Si el blues no suena a machacado, a carretera, a vida, de nada valen sus recetas. Cualquiera puede aprender a tocar una escala de blues, pero otra cosa muy distinta es vérselas cara a cara con el demonio que custodia sus esencias. Javier Vargas es de los que conoce el misterio y sabe conjurarlo con las seis cuerdas de su guitarra. El pasado sábado, liderando la enésima encarnación de la Vargas Blues Band, ofreció una magnética lección de fraseo e intensidad en The Paper Club.

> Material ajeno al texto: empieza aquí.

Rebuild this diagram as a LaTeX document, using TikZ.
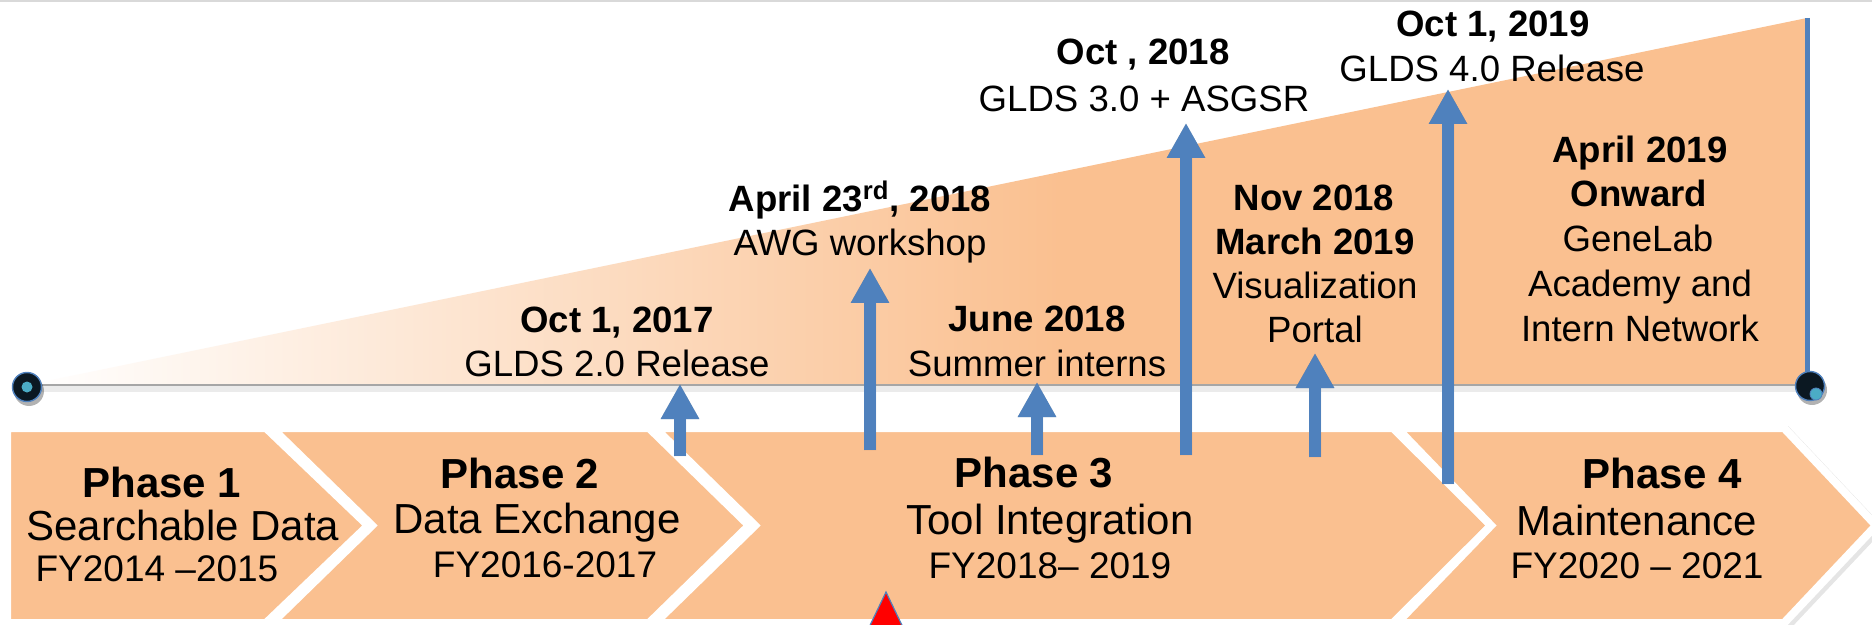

El grupo es básicamente un power trio más voz. Vargas, Luis Mayol (bajo) y Peter Kunts (batería) se explayaron en un formato que deja buen espacio para que cada instrumento suene con nitidez y empuje al resto. Mayol a veces atacaba el bajo eléctrico con púa, ofreciendo mayor mordiente, en esa idea de combo que tan bien exploraron en su corta vida Cream

Sonaron blues de todos los colores, tempos y tonalidades, versiones del Big boss man y Love me two times, e incluso temas roturados en los predios del rock o del funky, con el bajo en un insistente slap. El vocalista Bobby Alexander sabe ceder protagonismo a quien lidera la banda, pero es un buen cantante, que echa mano de unos curiosos agudos en falsete cuando hace falta y tiene también su cosita de showman.

Pero el foco señala a Vargas, que dio un curso de guitarra eléctrica tocada con gusto, mesura y sin fuegos fatuos. Un par de veces acudió al tappig para realzar algún solo, pero su estilo descansa más sobre la frase bien articulada que sobre el artificio.

Evocó a Hendrix alguna vez y otra a Carlos Santana, pero sin perder de vista su propio ADN, una versatilidad que le ha permitido a lo largo de los años embarcar su proyecto en distintas fusiones sin zozobrar en el intento. Dos horas de blues pueden parecer sobre el papel un soliloquio monótono, pero si alguien es capaz de agitar esa coctelera y pintarla de colores para que la cosa no decaiga es precisamente Vargas.